El antisemitismo medieval no fue un simple “odio popular” ni una suma de prejuicios circunstanciales. Fue la consecuencia lógica de un proceso más largo: primero, el cristianismo necesitó diferenciarse de su matriz judía para universalizarse; después, la Iglesia medieval, ya poder hegemónico, transformó esa diferencia en un sistema de exclusión institucionalizado.

  • En los siglos I–III, el cristianismo pasó de ser una secta judía a proclamarse el nuevo Israel, construyendo fronteras doctrinales y sociales contra el judaísmo vivo.

  • En la Edad Media, la Iglesia convirtió esa frontera en programa político y cultural: concilios, leyes, sermones y mitos demonizantes fijaron a los judíos como un “pueblo-testimonio”, tolerado en la miseria como prueba de la verdad cristiana.

  • De ahí que la hostilidad ya no fuese solo una opinión o un prejuicio, sino un sistema cultural, religioso y político que definió Europa durante siglos.

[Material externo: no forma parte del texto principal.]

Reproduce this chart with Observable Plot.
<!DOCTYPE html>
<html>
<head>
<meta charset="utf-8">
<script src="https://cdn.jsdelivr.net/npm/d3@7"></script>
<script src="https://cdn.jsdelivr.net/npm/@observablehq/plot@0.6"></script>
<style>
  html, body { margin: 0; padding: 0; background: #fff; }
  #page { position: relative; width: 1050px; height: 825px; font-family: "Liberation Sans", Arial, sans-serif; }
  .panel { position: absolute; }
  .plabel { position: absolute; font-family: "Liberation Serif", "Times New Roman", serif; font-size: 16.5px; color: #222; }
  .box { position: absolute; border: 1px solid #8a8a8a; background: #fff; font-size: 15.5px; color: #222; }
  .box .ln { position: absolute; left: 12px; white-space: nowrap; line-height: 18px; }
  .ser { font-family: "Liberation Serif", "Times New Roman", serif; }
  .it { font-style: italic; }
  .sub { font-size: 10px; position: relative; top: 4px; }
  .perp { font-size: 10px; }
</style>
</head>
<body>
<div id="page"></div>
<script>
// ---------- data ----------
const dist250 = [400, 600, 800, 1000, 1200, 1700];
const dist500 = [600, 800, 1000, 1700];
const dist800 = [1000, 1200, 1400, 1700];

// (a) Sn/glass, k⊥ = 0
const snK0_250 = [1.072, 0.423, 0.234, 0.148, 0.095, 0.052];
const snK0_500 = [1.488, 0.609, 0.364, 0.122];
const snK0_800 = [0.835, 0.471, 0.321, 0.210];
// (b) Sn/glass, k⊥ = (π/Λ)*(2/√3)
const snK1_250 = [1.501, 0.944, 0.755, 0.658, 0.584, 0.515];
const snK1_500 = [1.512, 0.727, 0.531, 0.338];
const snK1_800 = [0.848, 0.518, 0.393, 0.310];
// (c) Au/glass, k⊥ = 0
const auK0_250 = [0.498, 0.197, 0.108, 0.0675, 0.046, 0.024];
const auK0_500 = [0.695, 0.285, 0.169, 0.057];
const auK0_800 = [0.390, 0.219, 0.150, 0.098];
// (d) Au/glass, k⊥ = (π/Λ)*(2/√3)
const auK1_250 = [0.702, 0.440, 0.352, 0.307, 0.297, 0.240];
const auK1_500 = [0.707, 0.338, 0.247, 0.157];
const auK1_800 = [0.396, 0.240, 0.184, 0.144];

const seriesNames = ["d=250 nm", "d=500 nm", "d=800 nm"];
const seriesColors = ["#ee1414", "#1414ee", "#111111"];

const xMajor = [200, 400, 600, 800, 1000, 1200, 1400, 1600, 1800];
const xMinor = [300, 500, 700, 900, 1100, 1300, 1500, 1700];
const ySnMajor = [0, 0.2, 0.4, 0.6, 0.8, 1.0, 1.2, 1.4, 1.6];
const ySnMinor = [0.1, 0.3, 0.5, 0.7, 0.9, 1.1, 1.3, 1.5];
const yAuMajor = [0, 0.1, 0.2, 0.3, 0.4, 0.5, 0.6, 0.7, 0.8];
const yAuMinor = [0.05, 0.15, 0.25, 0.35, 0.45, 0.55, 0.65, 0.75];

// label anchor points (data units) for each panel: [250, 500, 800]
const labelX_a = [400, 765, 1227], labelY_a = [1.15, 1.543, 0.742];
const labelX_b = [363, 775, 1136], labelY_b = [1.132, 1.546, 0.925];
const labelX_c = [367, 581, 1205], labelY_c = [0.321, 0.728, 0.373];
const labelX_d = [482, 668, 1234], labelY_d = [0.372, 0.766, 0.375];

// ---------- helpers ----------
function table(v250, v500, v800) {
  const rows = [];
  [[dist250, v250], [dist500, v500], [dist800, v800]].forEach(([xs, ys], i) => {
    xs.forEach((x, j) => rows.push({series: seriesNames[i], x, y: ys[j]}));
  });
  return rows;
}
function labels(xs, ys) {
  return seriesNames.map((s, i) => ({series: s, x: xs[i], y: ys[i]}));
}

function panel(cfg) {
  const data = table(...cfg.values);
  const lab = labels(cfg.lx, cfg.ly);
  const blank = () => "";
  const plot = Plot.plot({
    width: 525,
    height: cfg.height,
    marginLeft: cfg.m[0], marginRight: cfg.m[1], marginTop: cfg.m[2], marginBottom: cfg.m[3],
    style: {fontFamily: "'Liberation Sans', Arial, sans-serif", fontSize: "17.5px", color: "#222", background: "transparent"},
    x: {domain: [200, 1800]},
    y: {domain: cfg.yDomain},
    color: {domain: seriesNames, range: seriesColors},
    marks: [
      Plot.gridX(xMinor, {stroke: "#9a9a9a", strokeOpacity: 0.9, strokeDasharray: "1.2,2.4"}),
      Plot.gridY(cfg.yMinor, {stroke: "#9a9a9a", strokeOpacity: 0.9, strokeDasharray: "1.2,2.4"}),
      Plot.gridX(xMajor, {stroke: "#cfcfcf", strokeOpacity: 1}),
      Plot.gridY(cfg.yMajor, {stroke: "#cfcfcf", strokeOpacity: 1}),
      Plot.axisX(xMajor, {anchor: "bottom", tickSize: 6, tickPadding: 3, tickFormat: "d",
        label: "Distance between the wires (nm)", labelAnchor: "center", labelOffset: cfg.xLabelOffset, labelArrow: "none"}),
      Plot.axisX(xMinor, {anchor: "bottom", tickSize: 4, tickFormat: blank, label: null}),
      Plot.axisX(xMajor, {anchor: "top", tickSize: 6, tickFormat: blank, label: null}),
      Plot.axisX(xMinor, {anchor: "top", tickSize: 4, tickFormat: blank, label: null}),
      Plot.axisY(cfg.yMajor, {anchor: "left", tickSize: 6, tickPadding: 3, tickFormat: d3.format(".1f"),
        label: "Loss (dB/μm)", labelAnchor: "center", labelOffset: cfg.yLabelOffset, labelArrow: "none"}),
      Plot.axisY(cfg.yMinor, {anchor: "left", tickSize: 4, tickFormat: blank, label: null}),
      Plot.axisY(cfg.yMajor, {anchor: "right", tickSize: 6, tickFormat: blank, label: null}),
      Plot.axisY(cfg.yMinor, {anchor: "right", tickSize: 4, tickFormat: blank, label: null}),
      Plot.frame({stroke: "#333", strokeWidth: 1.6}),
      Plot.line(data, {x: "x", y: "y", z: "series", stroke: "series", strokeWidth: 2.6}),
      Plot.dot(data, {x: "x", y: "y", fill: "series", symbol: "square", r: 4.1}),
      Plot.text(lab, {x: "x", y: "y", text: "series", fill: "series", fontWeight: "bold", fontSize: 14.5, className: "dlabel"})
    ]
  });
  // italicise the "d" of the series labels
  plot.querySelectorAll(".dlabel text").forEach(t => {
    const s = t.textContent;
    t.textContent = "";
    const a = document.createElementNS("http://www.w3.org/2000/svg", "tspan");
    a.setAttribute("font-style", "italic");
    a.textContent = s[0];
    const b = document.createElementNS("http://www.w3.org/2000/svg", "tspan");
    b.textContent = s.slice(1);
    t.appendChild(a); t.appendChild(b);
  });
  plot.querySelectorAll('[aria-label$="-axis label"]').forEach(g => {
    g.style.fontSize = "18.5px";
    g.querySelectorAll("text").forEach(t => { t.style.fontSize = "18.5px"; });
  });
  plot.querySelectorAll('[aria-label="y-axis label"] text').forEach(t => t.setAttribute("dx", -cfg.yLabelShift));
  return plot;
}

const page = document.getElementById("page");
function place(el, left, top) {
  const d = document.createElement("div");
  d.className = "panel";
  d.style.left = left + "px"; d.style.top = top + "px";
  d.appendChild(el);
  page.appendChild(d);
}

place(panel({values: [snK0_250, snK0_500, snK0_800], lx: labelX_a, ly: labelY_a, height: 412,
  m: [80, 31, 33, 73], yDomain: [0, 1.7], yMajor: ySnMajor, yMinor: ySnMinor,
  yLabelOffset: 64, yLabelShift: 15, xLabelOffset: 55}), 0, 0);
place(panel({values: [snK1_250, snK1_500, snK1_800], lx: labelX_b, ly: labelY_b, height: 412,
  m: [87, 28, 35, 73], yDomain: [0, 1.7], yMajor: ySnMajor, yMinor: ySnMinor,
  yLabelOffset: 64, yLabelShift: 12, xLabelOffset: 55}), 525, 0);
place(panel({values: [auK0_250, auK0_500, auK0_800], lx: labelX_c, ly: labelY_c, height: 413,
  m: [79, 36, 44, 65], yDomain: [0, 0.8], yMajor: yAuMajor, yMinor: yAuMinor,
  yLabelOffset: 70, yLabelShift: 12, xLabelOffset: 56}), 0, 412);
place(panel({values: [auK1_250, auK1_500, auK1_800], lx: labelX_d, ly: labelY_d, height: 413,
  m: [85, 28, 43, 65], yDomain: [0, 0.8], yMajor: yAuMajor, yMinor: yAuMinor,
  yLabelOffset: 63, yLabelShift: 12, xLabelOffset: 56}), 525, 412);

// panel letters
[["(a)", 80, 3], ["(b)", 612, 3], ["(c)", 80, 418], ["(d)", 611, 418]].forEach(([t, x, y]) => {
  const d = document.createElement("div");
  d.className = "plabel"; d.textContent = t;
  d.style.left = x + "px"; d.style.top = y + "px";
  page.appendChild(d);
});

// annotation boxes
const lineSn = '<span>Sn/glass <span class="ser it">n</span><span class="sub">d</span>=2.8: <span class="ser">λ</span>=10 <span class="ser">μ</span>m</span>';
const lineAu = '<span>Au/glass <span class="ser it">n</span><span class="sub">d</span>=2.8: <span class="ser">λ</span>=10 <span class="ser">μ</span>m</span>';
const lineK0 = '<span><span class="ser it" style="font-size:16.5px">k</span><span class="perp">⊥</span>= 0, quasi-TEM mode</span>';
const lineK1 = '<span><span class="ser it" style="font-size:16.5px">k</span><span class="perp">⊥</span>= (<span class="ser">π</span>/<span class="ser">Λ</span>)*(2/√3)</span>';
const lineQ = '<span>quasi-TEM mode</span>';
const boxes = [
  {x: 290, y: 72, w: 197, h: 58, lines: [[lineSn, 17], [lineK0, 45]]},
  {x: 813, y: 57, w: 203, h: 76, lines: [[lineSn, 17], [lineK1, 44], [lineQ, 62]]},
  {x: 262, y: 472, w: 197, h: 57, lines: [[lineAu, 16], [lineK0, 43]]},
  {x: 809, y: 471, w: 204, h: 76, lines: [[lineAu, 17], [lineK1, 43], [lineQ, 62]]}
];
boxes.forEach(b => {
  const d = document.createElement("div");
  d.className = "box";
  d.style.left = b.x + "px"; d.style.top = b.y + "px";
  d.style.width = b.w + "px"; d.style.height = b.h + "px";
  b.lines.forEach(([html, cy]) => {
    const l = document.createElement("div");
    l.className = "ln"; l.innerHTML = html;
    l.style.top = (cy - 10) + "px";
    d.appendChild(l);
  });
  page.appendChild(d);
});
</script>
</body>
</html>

De este modo, el terreno quedó abonado para los antisemitismos posteriores: el político de la modernidad, el racial del siglo XIX y el genocida del siglo XX. La sombra del pasado medieval sigue pesando, porque fue entonces cuando la incomodidad del origen judío se resolvió no con reconocimiento, sino con persecución.

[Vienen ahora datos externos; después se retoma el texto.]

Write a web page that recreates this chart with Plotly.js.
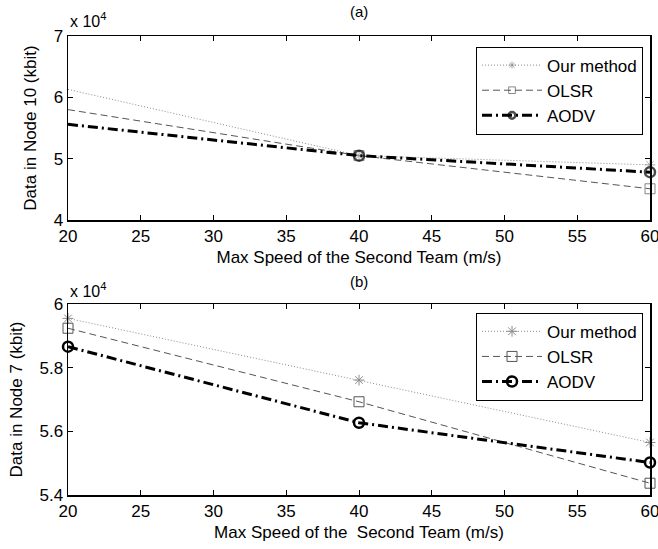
<!DOCTYPE html>
<html>
<head>
<meta charset="utf-8">
<script src="https://cdn.plot.ly/plotly-3.0.1.min.js"></script>
<style>html,body{margin:0;padding:0;background:#fff;}#chart{width:658px;height:549px;}</style>
</head>
<body>
<div id="chart"></div>
<script>
// Data (values in units of 10^4 kbit)
const speeds = [20, 40, 60];
const seriesNames = ['Our method', 'OLSR', 'AODV'];
// (a) Data in Node 10
const node10_our  = [6.13, 5.05, 4.90];
const node10_olsr = [5.80, 5.05, 4.51];
const node10_aodv = [5.56, 5.05, 4.78];
// (b) Data in Node 7
const node7_our  = [5.955, 5.761, 5.565];
const node7_olsr = [5.924, 5.693, 5.437];
const node7_aodv = [5.866, 5.627, 5.502];
const xTicks = [20, 25, 30, 35, 40, 45, 50, 55, 60];
const yTicksA = [4, 5, 6, 7];
const yTicksB = [5.4, 5.6, 5.8, 6];
const yTickTextB = ['5.4', '5.6', '5.8', '6'];

const FONT = 'Liberation Sans, Arial, sans-serif';

const styles = [
  {line: {color: '#8a8a8a', width: 1, dash: '1px,2px'}, marker: {symbol: 'asterisk-open', size: 9, color: '#8a8a8a', line: {color: '#8a8a8a', width: 1}}},
  {line: {color: '#555555', width: 1, dash: '7px,4px'}, marker: {symbol: 'square-open', size: 10, color: '#555555', line: {color: '#555555', width: 1}}},
  {line: {color: '#000000', width: 3, dash: '10px,4px,2px,4px'}, marker: {symbol: 'circle-open', size: 10, color: '#000000', line: {color: '#000000', width: 2.5}}}
];

function mk(y, i, xa, ya, leg, sizes) {
  const s = styles[i];
  const m = Object.assign({}, s.marker);
  if (sizes) m.size = sizes;
  return {
    x: speeds, y: y, name: seriesNames[i], type: 'scatter', mode: 'lines+markers',
    xaxis: xa, yaxis: ya, legend: leg, line: s.line, marker: m, cliponaxis: false
  };
}

const topSizes = [0, 10, 10];
const data = [
  mk(node10_our, 0, 'x', 'y', 'legend', [0, 9, 9]),
  mk(node10_olsr, 1, 'x', 'y', 'legend', topSizes),
  mk(node10_aodv, 2, 'x', 'y', 'legend', topSizes),
  mk(node7_our, 0, 'x2', 'y2', 'legend2'),
  mk(node7_olsr, 1, 'x2', 'y2', 'legend2'),
  mk(node7_aodv, 2, 'x2', 'y2', 'legend2')
];

const axCommon = {
  showgrid: false, zeroline: false, showline: true, linecolor: '#000', linewidth: 1.5,
  mirror: 'ticks', ticks: 'inside', ticklen: 5, tickwidth: 1, tickcolor: '#000',
  ticklabeloverflow: 'allow',
  tickfont: {family: FONT, size: 17, color: '#000'}
};

function xax(anchor, titleText, standoffLbl) {
  return Object.assign({}, axCommon, {
    domain: [0, 1], anchor: anchor, range: [20, 60], tickvals: xTicks,
    ticklabelstandoff: standoffLbl,
    title: {text: titleText, font: {family: FONT, size: 17, color: '#000'}, standoff: 6}
  });
}

const legendCommon = {
  bgcolor: '#fff', bordercolor: '#000', borderwidth: 1,
  font: {family: FONT, size: 17, color: '#000'},
  xanchor: 'right', yanchor: 'top', itemwidth: 60
};

const layout = {
  width: 658, height: 549,
  margin: {l: 68, r: 8, t: 36, b: 54},
  paper_bgcolor: '#fff', plot_bgcolor: '#fff',
  font: {family: FONT, color: '#000'},
  xaxis: xax('y', 'Max Speed of the Second Team (m/s)', 0),
  yaxis: Object.assign({}, axCommon, {
    domain: [0.599, 1], anchor: 'x', range: [4, 7], tickvals: yTicksA,
    title: {text: 'Data in Node 10 (kbit)', font: {family: FONT, size: 17, color: '#000'}, standoff: 12}
  }),
  xaxis2: xax('y2', 'Max Speed of the&nbsp; Second Team (m/s)', 0),
  yaxis2: Object.assign({}, axCommon, {
    domain: [0, 0.416], anchor: 'x2', range: [5.4, 6], tickvals: yTicksB, ticktext: yTickTextB,
    title: {text: 'Data in Node 7 (kbit)', font: {family: FONT, size: 17, color: '#000'}, standoff: 12}
  }),
  legend: Object.assign({}, legendCommon, {x: 0.988, y: 0.977}),
  legend2: Object.assign({}, legendCommon, {x: 0.988, y: 0.397}),
  showlegend: true,
  annotations: [
    {text: '(a)', xref: 'x domain', yref: 'y domain', x: 0.5, y: 1, yshift: 14, xanchor: 'center', yanchor: 'bottom', showarrow: false, font: {family: FONT, size: 15, color: '#000'}},
    {text: '(b)', xref: 'x2 domain', yref: 'y2 domain', x: 0.5, y: 1, yshift: 12, xanchor: 'center', yanchor: 'bottom', showarrow: false, font: {family: FONT, size: 15, color: '#000'}},
    {text: 'x 10<sup>4</sup>', xref: 'x domain', yref: 'y domain', x: 0, y: 1, yshift: 4, xanchor: 'left', yanchor: 'bottom', showarrow: false, font: {family: FONT, size: 16, color: '#000'}},
    {text: 'x 10<sup>4</sup>', xref: 'x2 domain', yref: 'y2 domain', x: 0, y: 1, yshift: 2, xanchor: 'left', yanchor: 'bottom', showarrow: false, font: {family: FONT, size: 16, color: '#000'}}
  ]
};

Plotly.newPlot('chart', data, layout, {displayModeBar: false, staticPlot: true});
</script>
</body>
</html>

Epílogo: continuidad hasta la modernidad

Conviene insistir en que el antisemitismo no nació en el siglo XIX. Los discursos raciales de la modernidad no hicieron sino revestir con ropajes pseudocientíficos un imaginario que venía de muy atrás.

  • Gavin Langmuir (Toward a Definition of Antisemitism, 1990) mostró que las acusaciones fantásticas de la Edad Media —como el crimen ritual o el envenenamiento de pozos— inauguraron un antisemitismo “quimérico” que sobrevivió en la cultura europea y alimentó los delirios modernos.

  • David Nirenberg (Anti-Judaism: The Western Tradition, 2013) ha demostrado que el “judío” funcionó durante siglos como lenguaje conceptual negativo en Occidente, un modo de nombrar la obstinación, el error o la amenaza al orden social, mucho antes de convertirse en categoría racial.

  • Robert Chazan (Medieval Stereotypes and Modern Antisemitism, 1997) estudió cómo los estereotipos medievales —el deicidio, la obstinación, la complicidad con el mal— fueron reconfigurados en clave racial y nacionalista en el siglo XIX.

  • Leon Poliakov, en su Historia del antisemitismo (1955–1977), ya había trazado la gran continuidad desde la Antigüedad hasta la Shoá, mostrando cómo la demonización medieval preparó el terreno para las teorías modernas de conspiración financiera o dominación mundial.

Como resume Saul Friedländer (Nazi Germany and the Jews, 1997), el nazismo no creó de la nada su imaginario antijudío: activó clichés culturales muy antiguos, incubados en la tradición cristiana medieval y reconfigurados en la política moderna.